3Shortly before Livingston resigned as secretary of foreign affairs, he asserted this position in a report to Congress on instructions to the U.S. negotiators (Adams, Franklin, and Jay) for a commercial treaty with Great Britain. JM served on the committee that considered and apparently tabled Livingston’s report. The commercial treaty was postponed for twelve years, and the Senate suspended the provisions of the Jay treaty’s twelfth article that concerned West Indies trade (Livingston, report on instructions to commissioners in France, 6 May 1783 [DNA: RG 360, Papers of the Continental Congress, item 47, pp. 275–76]; JM’s notes on debates, 6 May 1783, PJM description begins Robert A. Rutland et al., eds., The Papers of James Madison: Presidential Series (1 vol. to date; Charlottesville, Va., 1984—). description ends , 7:15 and n. 3).

4In the place of the next two sentences, Livingston wrote and partly crossed through in the draft: “If possible let an old patriot whose general character is known be fixed on in preference to some that without any pretentions founded on past services are weekly endeavouring to bring themselves forward. Whether Clintons health will permit him to seek it I know not as I have not seen him these five months.
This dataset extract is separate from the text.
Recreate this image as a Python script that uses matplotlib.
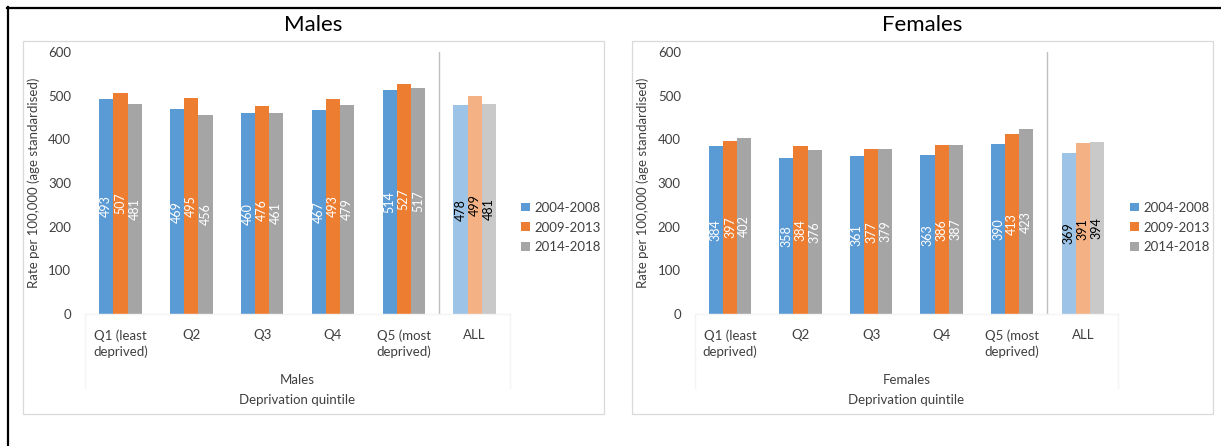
import matplotlib
matplotlib.use("Agg")
import matplotlib.pyplot as plt
from matplotlib.patches import Rectangle
from matplotlib.lines import Line2D
import numpy as np

plt.rcParams['font.family'] = ['Lato', 'DejaVu Sans']

categories = ["Q1 (least\ndeprived)", "Q2", "Q3", "Q4", "Q5 (most\ndeprived)", "ALL"]
periods = ["2004-2008", "2009-2013", "2014-2018"]

males_2004_2008 = [493, 469, 460, 467, 514, 478]
males_2009_2013 = [507, 495, 476, 493, 527, 499]
males_2014_2018 = [481, 456, 461, 479, 517, 481]

females_2004_2008 = [384, 358, 361, 363, 390, 369]
females_2009_2013 = [397, 384, 377, 386, 413, 391]
females_2014_2018 = [402, 376, 379, 387, 423, 394]

yticks = [0, 100, 200, 300, 400, 500, 600]

base_colors = ["#5B9BD5", "#ED7D31", "#A5A5A5"]
all_colors = ["#9DC3E6", "#F4B183", "#C9C9C9"]
text_col = "#404040"

W, H = 1221, 446
fig = plt.figure(figsize=(W / 100, H / 100), dpi=100)


def fx(px):
    return px / W


def fy(py):
    return 1 - py / H


# outer black frame (top and left edges)
fig.add_artist(Line2D([fx(7), 1.0], [fy(7.5), fy(7.5)], color="black", lw=1.6))
fig.add_artist(Line2D([fx(8), fx(8)], [fy(7), 0.0], color="black", lw=1.6))


def panel(box, ax_left, ax_right, title, series, ylabel_x, legend_x):
    # light chart-area frame
    x0, x1 = box
    fig.add_artist(Rectangle((fx(x0), fy(414)), fx(x1 - x0), (414 - 40.7) / H,
                             fill=False, edgecolor="#D9D9D9", lw=0.9))
    fig.text(fx((x0 + x1) / 2), fy(25), title, ha="center", va="center",
             fontsize=16, color="black")

    ax = fig.add_axes([fx(ax_left), fy(314), fx(ax_right - ax_left), 262 / H])
    n = len(categories)
    x = np.arange(n)
    width = 0.2
    for k, vals in enumerate(series):
        cols = [base_colors[k]] * (n - 1) + [all_colors[k]]
        pos = x + (k - 1) * width
        bars = ax.bar(pos, vals, width=width, color=cols, label=periods[k])
        for i, (b, v) in enumerate(zip(bars, vals)):
            ax.text(b.get_x() + b.get_width() / 2, v / 2, str(v),
                    rotation=90, ha="center", va="center", fontsize=9,
                    color="black" if i == n - 1 else "white")

    ax.axvline(n - 1.5, color="#BFBFBF", lw=1)
    ax.set_xlim(-0.5, n - 0.5)
    ax.set_ylim(0, 600)
    ax.set_yticks(yticks)
    ax.set_xticks(x)
    ax.set_xticklabels(categories, fontsize=9.5, color=text_col, linespacing=1.35)
    ax.tick_params(axis="both", length=0, labelsize=9.5, labelcolor=text_col)
    ax.tick_params(axis="y", pad=10)
    ax.tick_params(axis="x", pad=11)
    for s in ax.spines.values():
        s.set_visible(False)

    ax.set_ylabel("Rate per 100,000 (age standardised)", fontsize=9.5, color=text_col)
    ax.yaxis.set_label_coords((ylabel_x - ax_left) / (ax_right - ax_left), 0.5)

    # faint category-axis frame
    depth = -74 / 262
    for xa in (0, 1):
        ax.add_line(Line2D([xa, xa], [0, depth], transform=ax.transAxes,
                           color="#F4F4F4", lw=1, clip_on=False))
    ax.add_line(Line2D([0, 1], [0, 0], transform=ax.transAxes,
                       color="#F4F4F4", lw=1, clip_on=False))

    ax.text(0.5, (314 - 380) / 262, title, transform=ax.transAxes,
            ha="center", va="center", fontsize=9.5, color=text_col)
    ax.text(0.5, (314 - 400) / 262, "Deprivation quintile", transform=ax.transAxes,
            ha="center", va="center", fontsize=9.5, color=text_col)

    ax.legend(loc="center left",
              bbox_to_anchor=((legend_x - ax_left) / (ax_right - ax_left), (314 - 227.5) / 262),
              frameon=False, fontsize=9.5, handlelength=0.65, handleheight=0.65,
              handletextpad=0.4, labelspacing=0.6, borderaxespad=0, borderpad=0,
              labelcolor=text_col)
    return ax


panel((22.5, 604), 85, 510, "Males",
      [males_2004_2008, males_2009_2013, males_2014_2018], 39.5, 521)
panel((631.5, 1213), 694.7, 1118, "Females",
      [females_2004_2008, females_2009_2013, females_2014_2018], 649, 1130)

fig.savefig("out.png", dpi=100)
I own however that I think ⟨as to the choice?⟩ that the extream ⟨mutability of that?⟩ & his having been an antifederal are weighty objections. I write this in confidence as I know an ill use would be made of it here shd. it be known to any in our delegation.” In 1792 Republican George Clinton had won reelection as governor of New York by dubious means but lost the vice presidential election to John Adams. He later served as vice president in Jefferson’s second administration and JM’s first administration.

5This sentence is not included in the draft. The next sentence reads: “If you have any circumsta[n]tial knowledge on this subject it will be of use to let me know it.”

6In the place of the preceding sentence, Livingston wrote in the draft: “I much apprehend from the facility of his disposition & from some circumstance that I am told it ⟨will contrive?⟩ that he will be prevailed upon to suppress it. If he does I fear he will fix a lasting stigma on his character.”

7The preceding four sentences—concerning Livingston’s brother Edward—are not included in the draft.